Only 17 days until FOIA turns 43 years of age.
FOIA has been used by the reporters and investigators for decades. In some instances, this has resulted in the headlines you’ve seen in your local papers and now carries forward to be seen on the cable news networks. George Washington University’s “The National Security Archive” is a great repository of such FOIA based news items. For instance, here are some samples from their 2001 list:
#2. “NASA mistakes, optimism cost taxpayers billions,” Florida Today, 15 June 2001.
#9. “Ritalin prescribed unevenly in U.S.,”
#12. “For VIP’s brother, fish are biting at a tiny lake; State supplies big trout to region where department chief grew up,” San Francisco Chronicle, 2 April 2001.
Another source of where data can be found showing how the use of FOIA has provided important information about government activities is the First Amendment Center. From that page the “Significant FOIA victories” section:
* After being sued by the National Veterans Task Force on Agent Orange, the Air Force released a history of its use of herbicides during the Vietnam War, allowing researchers to determine which U.S. troops had been sprayed.
* Responding to numerous FOIA requests, the Federal Bureau of Investigation released papers over the years about its 1950s-’60s COINTELPRO program, in which it infiltrated leftist antiwar and civil rights groups as well as the women’s movement to monitor and sabotage their activities. In 2002, after a 17-year FOIA legal battle, the FBI was forced to turn over the details of its unlawful intelligence activities at the University of California during that period.
* In 1982, The Kansas City Times acquired Department of Agriculture papers showing that although a large percentage of meat packing plants failed to meet the department’s standards, its inspectors routinely gave them satisfactory reports and approved contaminated meat.

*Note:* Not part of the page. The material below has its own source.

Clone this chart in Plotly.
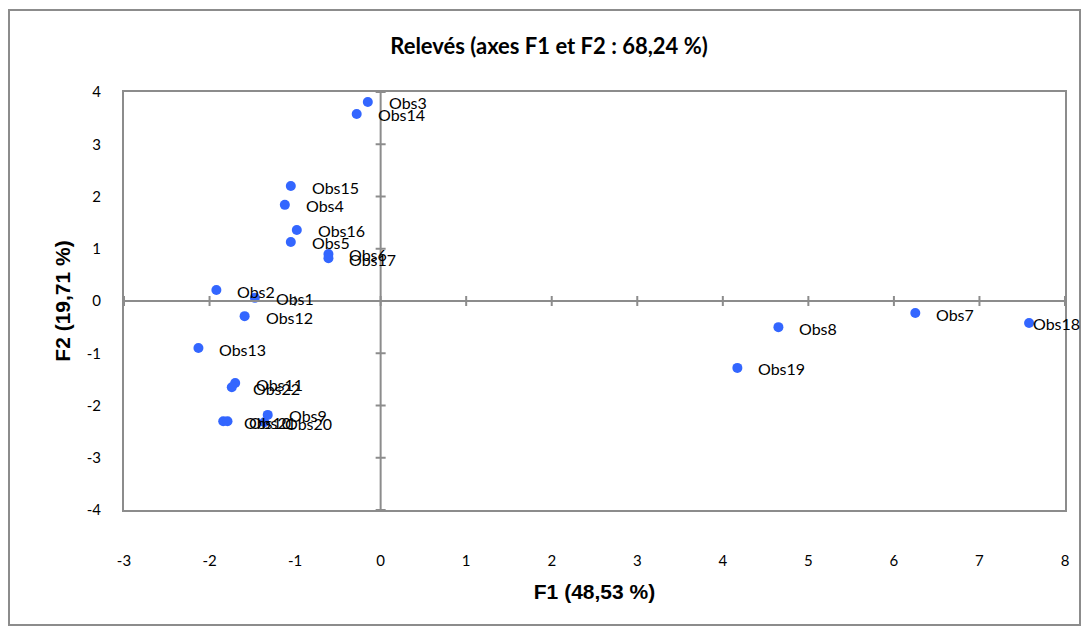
import plotly.graph_objects as go

labels = ["Obs1", "Obs2", "Obs3", "Obs4", "Obs5", "Obs6", "Obs7", "Obs8", "Obs9", "Obs10",
          "Obs11", "Obs12", "Obs13", "Obs14", "Obs15", "Obs16", "Obs17", "Obs18", "Obs19",
          "Obs20", "Obs21", "Obs22"]
f1 = [-1.47, -1.92, -0.15, -1.12, -1.05, -0.61, 6.25, 4.65, -1.32, -1.84,
      -1.70, -1.59, -2.13, -0.28, -1.05, -0.98, -0.61, 7.58, 4.17,
      -1.36, -1.79, -1.74]
f2 = [0.06, 0.21, 3.81, 1.84, 1.13, 0.90, -0.23, -0.50, -2.18, -2.30,
      -1.57, -0.29, -0.90, 3.58, 2.20, 1.36, 0.82, -0.42, -1.28,
      -2.32, -2.30, -1.65]
x_ticks = [-3, -2, -1, 0, 1, 2, 3, 4, 5, 6, 7, 8]
y_ticks = [-4, -3, -2, -1, 0, 1, 2, 3, 4]

FONT = "Lato"
TFONT = "Liberation Sans"
GRAY = "#8c8c8c"

# page body has an 8px margin: figure is placed at (8, 8) in the window;
# keep the page small enough that nothing is cut or scrolled
W, H = 1073, 618
ML, MT, MR, MB = 116, 84, 16, 116
PW, PH = W - ML - MR, H - MT - MB

fig = go.Figure()
fig.add_trace(go.Scatter(
    x=f1, y=f2, mode="markers",
    marker=dict(color="#3366ff", size=10),
    hovertext=labels, showlegend=False,
))

X_MAX = 8
for lab, xv, yv in zip(labels, f1, f2):
    # pixels of room to the right edge of the plot area
    room = (X_MAX - xv) / 11 * PW
    shift = 19 if room > 60 else 2
    fig.add_annotation(x=xv, y=yv, text=lab, showarrow=False,
                       xanchor="left", yanchor="middle", xshift=shift, yshift=-1,
                       font=dict(family=FONT, size=16, color="#000000"))

shapes = []
# zero lines
shapes.append(dict(type="line", xref="x", yref="paper", x0=0, x1=0, y0=0, y1=1,
                   line=dict(color=GRAY, width=2)))
shapes.append(dict(type="line", xref="paper", yref="y", x0=0, x1=1, y0=0, y1=0,
                   line=dict(color=GRAY, width=2)))
# cross tick marks on the zero lines
for t in x_ticks:
    shapes.append(dict(type="line", xref="x", yref="y", ysizemode="pixel", yanchor=0,
                       x0=t, x1=t, y0=-5, y1=5, line=dict(color=GRAY, width=2)))
for t in y_ticks:
    shapes.append(dict(type="line", xref="x", yref="y", xsizemode="pixel", xanchor=0,
                       y0=t, y1=t, x0=-5, x1=5, line=dict(color=GRAY, width=2)))
# outer chart border
bx0, bx1, by0, by1 = 1, W - 1, 2, H - 1
shapes.append(dict(type="rect", xref="paper", yref="paper",
                   x0=(bx0 - ML) / PW, x1=(bx1 - ML) / PW,
                   y0=(MT + PH - by1) / PH, y1=(MT + PH - by0) / PH,
                   line=dict(color=GRAY, width=2), fillcolor="rgba(0,0,0,0)", layer="below"))

fig.update_layout(
    width=W, height=H,
    margin=dict(l=ML, r=MR, t=MT, b=MB),
    paper_bgcolor="white", plot_bgcolor="white",
    shapes=shapes,
    title=dict(text="<b>Relevés (axes F1 et F2 : 68,24 %)</b>", x=541 / W,
               xanchor="center", y=1 - 38 / H, yanchor="middle",
               font=dict(family=FONT, size=22, color="#000000")),
    xaxis=dict(range=[-3, X_MAX], tickvals=x_ticks, ticktext=[str(t) for t in x_ticks],
               showgrid=False, zeroline=False,
               showline=True, linecolor=GRAY, linewidth=2, mirror=True,
               ticks="outside", ticklen=36, tickcolor="rgba(0,0,0,0)",
               tickfont=dict(family=FONT, size=15, color="#000000"),
               title=dict(text="<b>F1 (48,53 %)</b>", standoff=16,
                          font=dict(family=TFONT, size=21, color="#000000"))),
    yaxis=dict(range=[-4, 4], tickvals=y_ticks, ticktext=[str(t) for t in y_ticks],
               showgrid=False, zeroline=False,
               showline=True, linecolor=GRAY, linewidth=2, mirror=True,
               ticks="outside", ticklen=18, tickcolor="rgba(0,0,0,0)",
               tickfont=dict(family=FONT, size=15, color="#000000"),
               title=dict(text="<b>F2 (19,71 %)</b>", standoff=10,
                          font=dict(family=TFONT, size=21, color="#000000"))),
)

fig.write_html("out.html")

* In 2000, environmental groups obtained records from the Food and Drug Administration that showed it was failing to control the levels of mercury in fish even though its own tests showed them to be too high. By 2001, the FDA had warned pregnant women against consuming shark, swordfish and mackerel. However, it failed to include mercury-rich tuna. Another FOIA request, this time by the Environmental Working Group, revealed that the FDA had come under intense pressure from the tuna industry to exclude tuna from the warning.
* The Department of Transportation was forced to release a videotape of crash-test dummies flying out the rear of Chrysler-made minivans on impact, owing to a defect that had contributed to numerous deaths and injuries between 1984 and1995.
* The Louisville (Ky.) Courier-Journal filed FOIA requests to get Department of Energy maps showing radioactive and chemical hazards around the Paducah Gaseous Diffusion Plant, which had long made uranium for nuclear weapons. The maps, released in 2000, showed the levels of plutonium contamination to be much higher than the government had admitted.
If anyone is sitting out there and thinking that FOIA does not matter to them, a look at the above information may change their minds.
The Freedom of Information Act is not always easy to use. In many cases these documents and the information they contain, were not released until the person/agency making the request went through the court system. Sometimes, that trek went all the way to the Supreme Court.
It is the right of people to know what their government, whether national, state, or local is doing. It is the right of people to know how their tax money is spent, what steps are being taken to provide for the health, safety, and well-being of citizens. It is the right of people to know not only the successes of government, but the failings as well.
I will close with this quote from the Carter Center that gives a slightly different perspective in its last two sentences. http://cartercenter.org/peace/americas/nav_question4.html
“Access to public records gives citizens the opportunity to participate in public life, help set priorities, and hold their governments accountable. A free flow of information can be an important tool for building trust between a government and its citizens. It also improves communication within government to make the public administration more efficient and more effective in delivering services to its constituency. But, perhaps most importantly, access to information is a fundamental human right and can be used to help people exercise other critical human rights, such as clean water, healthcare, and education. Access to information has been more recently recognized as an instrument that can be utilized to fight poverty in developing nations.”
Thats right! Don’t be afraid to speak your mind. This is the 21st century, right?